— start of Recorded data —

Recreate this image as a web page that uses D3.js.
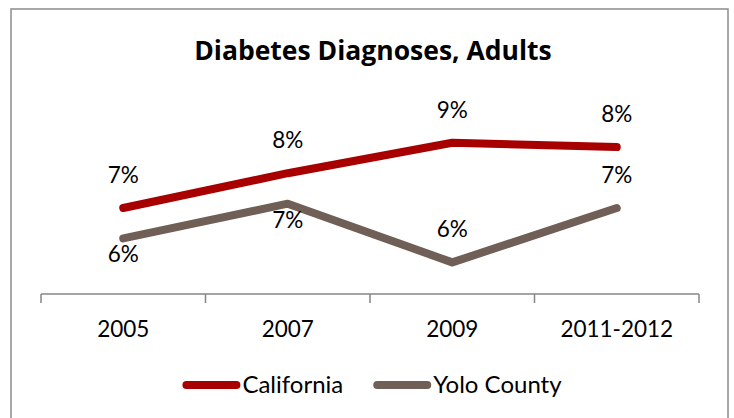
<!DOCTYPE html>
<html>
<head>
<meta charset="utf-8">
<script src="https://cdn.jsdelivr.net/npm/d3@7"></script>
<style>
  html, body { margin: 0; padding: 0; background: #ffffff; }
  svg { display: block; }
  text { font-family: Lato, "Open Sans", sans-serif; fill: #000; }
</style>
</head>
<body>
<svg id="chart" width="734" height="418"></svg>
<script>
const title = "Diabetes Diagnoses, Adults";
const categories = ["2005", "2007", "2009", "2011-2012"];
const seriesNames = ["California", "Yolo County"];
const californiaValues = [7.0, 7.8, 8.5, 8.4];
const yoloValues = [6.3, 7.1, 5.75, 7.0];
const californiaLabelPlacement = ["above", "above", "above", "above"];
const yoloLabelPlacement = ["below", "below", "above", "above"];
const seriesColors = ["#A80000", "#705F56"];

const series = [
  { name: seriesNames[0], values: californiaValues, placement: californiaLabelPlacement, color: seriesColors[0] },
  { name: seriesNames[1], values: yoloValues, placement: yoloLabelPlacement, color: seriesColors[1] }
];

const svg = d3.select("#chart");

// outer chart frame
svg.append("rect")
  .attr("x", 11).attr("y", 9)
  .attr("width", 717).attr("height", 430)
  .attr("fill", "none")
  .attr("stroke", "#8c8c8c")
  .attr("stroke-width", 1.5);

// title
svg.append("text")
  .attr("x", 373).attr("y", 60)
  .attr("text-anchor", "middle")
  .style("font-family", "'Open Sans', Lato, sans-serif")
  .style("font-size", "26.5px")
  .style("font-weight", "bold")
  .text(title);

const x = d3.scaleBand().domain(categories).range([41, 699]).padding(0);
const y = d3.scaleLinear().domain([5, 9]).range([295, 121]);
const axisY = 294;

// category axis
const axis = d3.axisBottom(x).tickSize(0).tickPadding(0);
const gAxis = svg.append("g").attr("transform", `translate(0,${axisY})`).call(axis);
gAxis.select(".domain").remove();
gAxis.selectAll("text")
  .attr("y", 43)
  .attr("dy", null)
  .style("font-family", "Lato, 'Open Sans', sans-serif")
  .style("font-size", "22.5px")
  .attr("fill", "#000");

svg.append("line")
  .attr("x1", x.range()[0]).attr("x2", x.range()[1])
  .attr("y1", axisY).attr("y2", axisY)
  .attr("stroke", "#868686").attr("stroke-width", 1.5);

const boundaries = categories.map(c => x(c)).concat([x(categories[categories.length - 1]) + x.bandwidth()]);
svg.selectAll("line.tick-mark").data(boundaries).enter().append("line")
  .attr("class", "tick-mark")
  .attr("x1", d => d).attr("x2", d => d)
  .attr("y1", axisY).attr("y2", axisY + 9)
  .attr("stroke", "#868686").attr("stroke-width", 1.5);

const line = d3.line()
  .x((d, i) => x(categories[i]) + x.bandwidth() / 2)
  .y(d => y(d));

series.forEach(s => {
  svg.append("path")
    .attr("d", line(s.values))
    .attr("fill", "none")
    .attr("stroke", s.color)
    .attr("stroke-width", 8)
    .attr("stroke-linecap", "round")
    .attr("stroke-linejoin", "round");
});

series.forEach(s => {
  svg.selectAll(null).data(s.values).enter().append("text")
    .attr("x", (d, i) => x(categories[i]) + x.bandwidth() / 2)
    .attr("y", (d, i) => s.placement[i] === "above" ? y(d) - 25 : y(d) + 24)
    .attr("text-anchor", "middle")
    .style("font-size", "22.5px")
    .text(d => Math.round(d) + "%");
});

// legend
const legend = svg.append("g");
const lineLen = 58, gapAfterLine = 2, gapBetween = 30;
let cursor = 0;
series.forEach(s => {
  const g = legend.append("g").attr("transform", `translate(${cursor},0)`);
  g.append("line")
    .attr("x1", 4).attr("x2", lineLen - 4)
    .attr("y1", 0).attr("y2", 0)
    .attr("stroke", s.color).attr("stroke-width", 8)
    .attr("stroke-linecap", "round");
  const t = g.append("text")
    .attr("x", lineLen + gapAfterLine).attr("y", 8)
    .style("font-size", "24px")
    .text(s.name);
  cursor += lineLen + gapAfterLine + t.node().getComputedTextLength() + gapBetween;
});
const legendWidth = cursor - gapBetween;
legend.attr("transform", `translate(${372 - legendWidth / 2},385)`);
</script>
</body>
</html>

— end of Recorded data —

• Given exercise:
Reproduce only the lines from the beginning of the data through the line that contains "const axisY = 294;", both included, and please drop the pictures.

• Answer for this exercise:
Recreate this image as a web page that uses D3.js.
<!DOCTYPE html>
<html>
<head>
<meta charset="utf-8">
<script src="https://cdn.jsdelivr.net/npm/d3@7"></script>
<style>
  html, body { margin: 0; padding: 0; background: #ffffff; }
  svg { display: block; }
  text { font-family: Lato, "Open Sans", sans-serif; fill: #000; }
</style>
</head>
<body>
<svg id="chart" width="734" height="418"></svg>
<script>
const title = "Diabetes Diagnoses, Adults";
const categories = ["2005", "2007", "2009", "2011-2012"];
const seriesNames = ["California", "Yolo County"];
const californiaValues = [7.0, 7.8, 8.5, 8.4];
const yoloValues = [6.3, 7.1, 5.75, 7.0];
const californiaLabelPlacement = ["above", "above", "above", "above"];
const yoloLabelPlacement = ["below", "below", "above", "above"];
const seriesColors = ["#A80000", "#705F56"];

const series = [
  { name: seriesNames[0], values: californiaValues, placement: californiaLabelPlacement, color: seriesColors[0] },
  { name: seriesNames[1], values: yoloValues, placement: yoloLabelPlacement, color: seriesColors[1] }
];

const svg = d3.select("#chart");

// outer chart frame
svg.append("rect")
  .attr("x", 11).attr("y", 9)
  .attr("width", 717).attr("height", 430)
  .attr("fill", "none")
  .attr("stroke", "#8c8c8c")
  .attr("stroke-width", 1.5);

// title
svg.append("text")
  .attr("x", 373).attr("y", 60)
  .attr("text-anchor", "middle")
  .style("font-family", "'Open Sans', Lato, sans-serif")
  .style("font-size", "26.5px")
  .style("font-weight", "bold")
  .text(title);

const x = d3.scaleBand().domain(categories).range([41, 699]).padding(0);
const y = d3.scaleLinear().domain([5, 9]).range([295, 121]);
const axisY = 294;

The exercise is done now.